The changes to the treatment of pumps have the following implications:
- In v2009, all centrifugal pumps (regardless of the operating mode) except the selected pump were automatically isolated before the SRC was generated. In v12, other centrifugal pumps are not automatically isolated. This may result in an inaccurate curve as shown in Figure 3.
- The user will have to isolate the pumps themselves if they have more than one active pump in the system. If the other pumps are set to a flow rate (Sizing Pump and Centrifugal Pumps set to Variable Speed), they are automatically removed from the system and turned into nodes.
System Resistance Curves in PIPE-FLO version 2009 and Prior
In version 2009 and before, the SRC is generated by first setting all controls to fully open and all flow demands to zero. All pumps except the selected pump are automatically isolated and then the flow varied through the selected pump and the total head at each flow rate calculated to develop the SRC.

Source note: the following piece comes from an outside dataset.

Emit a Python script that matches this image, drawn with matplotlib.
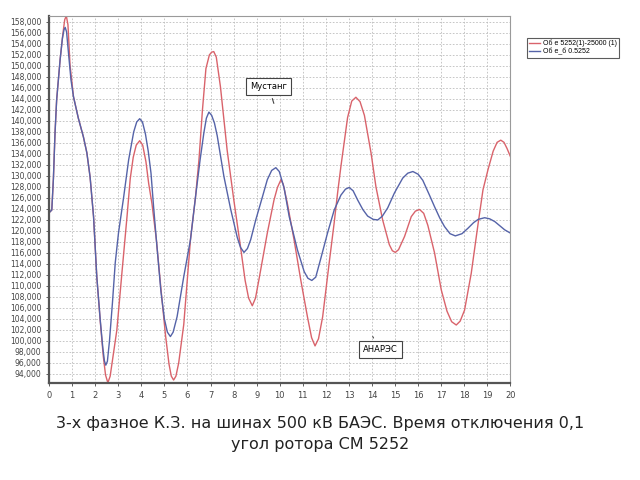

The SRC can be generated by selecting a centrifugal pump with curve data and selecting "Resistance Curve..." from the System Menu. The curve is graphed along with the pump curve.
Figure 1. Separation caused by control valves not set to a position. Resistance of the control valves are not included in the SRC and the separation is the head loss expected to occur at the control valves. SRC is a baseline reference curve.
Figure 2. SRC with control valves set to a percent open. Resistance of the control valves are included in the SRC.
Figure 3. Incorrect SRC with parallel pumps not isolated.